Everyone wants to work in a friendly environment, but sometimes just one bad co-worker can make you regret working in an organization. Dealing with difficult people is easier when the person’s behaviour affects more than one person. However, dealing with them is harder when they are attacking you, criticizing you or undermining your professional contribution. It’s terrible dealing with a bad co-worker as it could affect your productivity and maybe even your mental health. Hopefully, this list will guide you on how to deal with a difficult colleague:
Start With Self-Examination
The lines can blur a little when dealing with people that are not family – because family can tolerate your idiosyncrasies. It’s possible you may be the problem and the person you think is difficult is just someone that is not willing to put up with your bad attitude. You need to start with self-examination. Are you sure that the other person is really the problem and that you’re not overreacting? Does a pattern exist for you in your interaction with coworkers? Do you recognize that you may be easily triggered by words or actions? It’s important you examine yourself to determine that the problem really is with the other person and not you.
Manage Your Expectations
It’s easy to forget the shortcomings of other people when you’re working in a professional environment. You expect that everyone is as competent as you are or maybe even more competent. You heap expectations on your colleagues and get upset when they aren’t able to deliver or are unwilling to conform to your style of doing things. It’s important to remember that the only things your co-workers owe you are working effectively and not slacking at their job. Anything other than that is being done out of the goodness of their hearts. Make sure to manage your expectations and be realistic, that way you don’t feel disappointed or betrayed.

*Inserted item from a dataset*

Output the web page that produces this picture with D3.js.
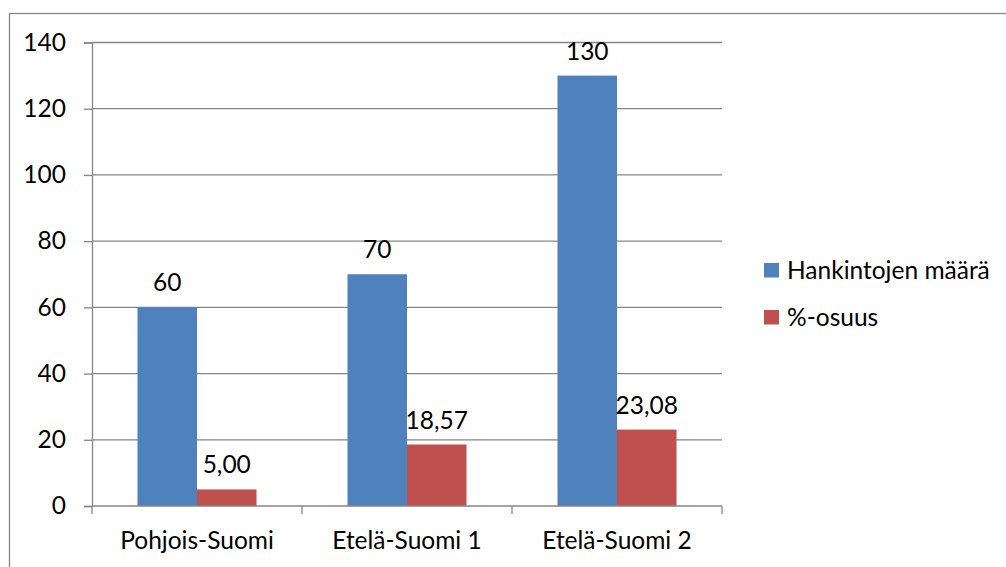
<!DOCTYPE html>
<html><head><meta charset="utf-8">
<script src="https://cdn.jsdelivr.net/npm/d3@7"></script>
<style>body{margin:0;background:#fff}svg{display:block}</style>
</head><body>
<svg id="c" width="1006" height="567"></svg>
<script>
const categories = ["Pohjois-Suomi", "Etelä-Suomi 1", "Etelä-Suomi 2"];
const seriesNames = ["Hankintojen määrä", "%-osuus"];
const hankinnat = [60, 70, 130];
const osuus = [5.00, 18.57, 23.08];
const yTicks = [0, 20, 40, 60, 80, 100, 120, 140];
const colors = ["#4F81BD", "#C0504D"];

(function () {
const svg = d3.select("#c");
const font = "Lato, 'Open Sans', sans-serif";
const fs = 24.5;
const pLeft = 92, pRight = 722, pTop = 42.5, pBottom = 506;

// outer chart border
svg.append("rect").attr("x", 9.5).attr("y", 13.5).attr("width", 1010).attr("height", 600)
  .attr("fill", "none").attr("stroke", "#868686").attr("stroke-width", 1.3);

const x0 = d3.scaleBand().domain(categories).range([pLeft, pRight]);
const y = d3.scaleLinear().domain([0, 140]).range([pBottom, pTop]);
const barW = 59.5;
const x1 = d3.scaleBand().domain(seriesNames).range([0, barW * 2]);

// gridlines
svg.append("g").selectAll("line").data(yTicks.filter(d => d > 0)).join("line")
  .attr("x1", pLeft).attr("x2", pRight).attr("y1", d => y(d)).attr("y2", d => y(d))
  .attr("stroke", "#868686").attr("stroke-width", 1.3);

// y axis
const yAxis = svg.append("g").attr("transform", `translate(${pLeft},0)`)
  .call(d3.axisLeft(y).tickValues(yTicks).tickSize(8).tickPadding(18).tickFormat(d3.format("d")));
yAxis.select(".domain").attr("stroke", "#868686").attr("stroke-width", 1.3);
yAxis.selectAll(".tick line").attr("stroke", "#868686").attr("stroke-width", 1.3);
yAxis.selectAll("text").attr("font-family", font).attr("font-size", fs).attr("fill", "#000");

// bars
const data = categories.map((c, i) => ({c, vals: [hankinnat[i], osuus[i]]}));
const labelFmt = [d3.format("d"), v => d3.format(".2f")(v).replace(".", ",")];
const off = (x0.bandwidth() - barW * 2) / 2;
const g = svg.append("g");
data.forEach(d => {
  d.vals.forEach((v, j) => {
    const bx = x0(d.c) + off + x1(seriesNames[j]);
    g.append("rect").attr("x", bx).attr("y", y(v)).attr("width", x1.bandwidth())
      .attr("height", y(0) - y(v)).attr("fill", colors[j]);
    g.append("text").attr("x", bx + x1.bandwidth() / 2).attr("y", y(v) - 16)
      .attr("text-anchor", "middle").attr("font-family", font).attr("font-size", fs)
      .attr("fill", "#000").text(labelFmt[j](v));
  });
});

// x axis
const xAxis = svg.append("g").attr("transform", `translate(0,${pBottom})`)
  .call(d3.axisBottom(x0).tickSize(0).tickPadding(26));
xAxis.select(".domain").remove();
xAxis.selectAll("text").attr("font-family", font).attr("font-size", fs).attr("fill", "#000");
svg.append("line").attr("x1", pLeft).attr("x2", pRight).attr("y1", pBottom).attr("y2", pBottom)
  .attr("stroke", "#868686").attr("stroke-width", 1.3);
const bounds = categories.map(c => x0(c)).concat([pRight]);
svg.append("g").selectAll("line").data(bounds).join("line")
  .attr("x1", d => d).attr("x2", d => d).attr("y1", pBottom).attr("y2", pBottom + 8)
  .attr("stroke", "#868686").attr("stroke-width", 1.3);

// legend
const leg = svg.append("g");
seriesNames.forEach((n, i) => {
  const ly = 263 + i * 47;
  leg.append("rect").attr("x", 764).attr("y", ly).attr("width", 15).attr("height", 14.5).attr("fill", colors[i]);
  leg.append("text").attr("x", 787).attr("y", ly + 7.5).attr("dy", "0.35em")
    .attr("font-family", font).attr("font-size", fs).attr("fill", "#000").text(n);
});
})();
</script>
</body></html>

When working with a difficult person that picks on you or undermines your authority, it is easy to get riled up. However, it’s in your best interest to stay calm and assertive. Know how to react confidently and calmly to aggression, learn how to read moods and if it is necessary, try to stay out of the way of the difficult co-worker. Reducing run-ins with that person will be good for your mindset and mental stability.
Talk To The Person
Politely confront your colleague and let him/her know just how uncomfortable their comments or actions make you. If you don’t communicate your discomfort, it may never be noticed. It’s possible his/her comments or actions weren’t to upset you. Try to understand what the person is thinking and let them know what’s going on in your mind.
Talk To Your Boss
In a situation where you have followed all the aforementioned steps with little or no success, it’s time to involve others—your boss or the Human Resource manager.Take notes and address the issues, not as interpersonal problems, but as issues affecting your productivity and your progress on projects. Tell your boss exactly what the difficult person does. You’re probably going to be called into a few meetings to address the issue so expect to participate in follow-up over time.
There will always be difficult people at our jobs. We may not be able to fix them, but we should learn to tolerate them and keep our sanity intact. Try to separate your emotion from how you communicate and interact with these people.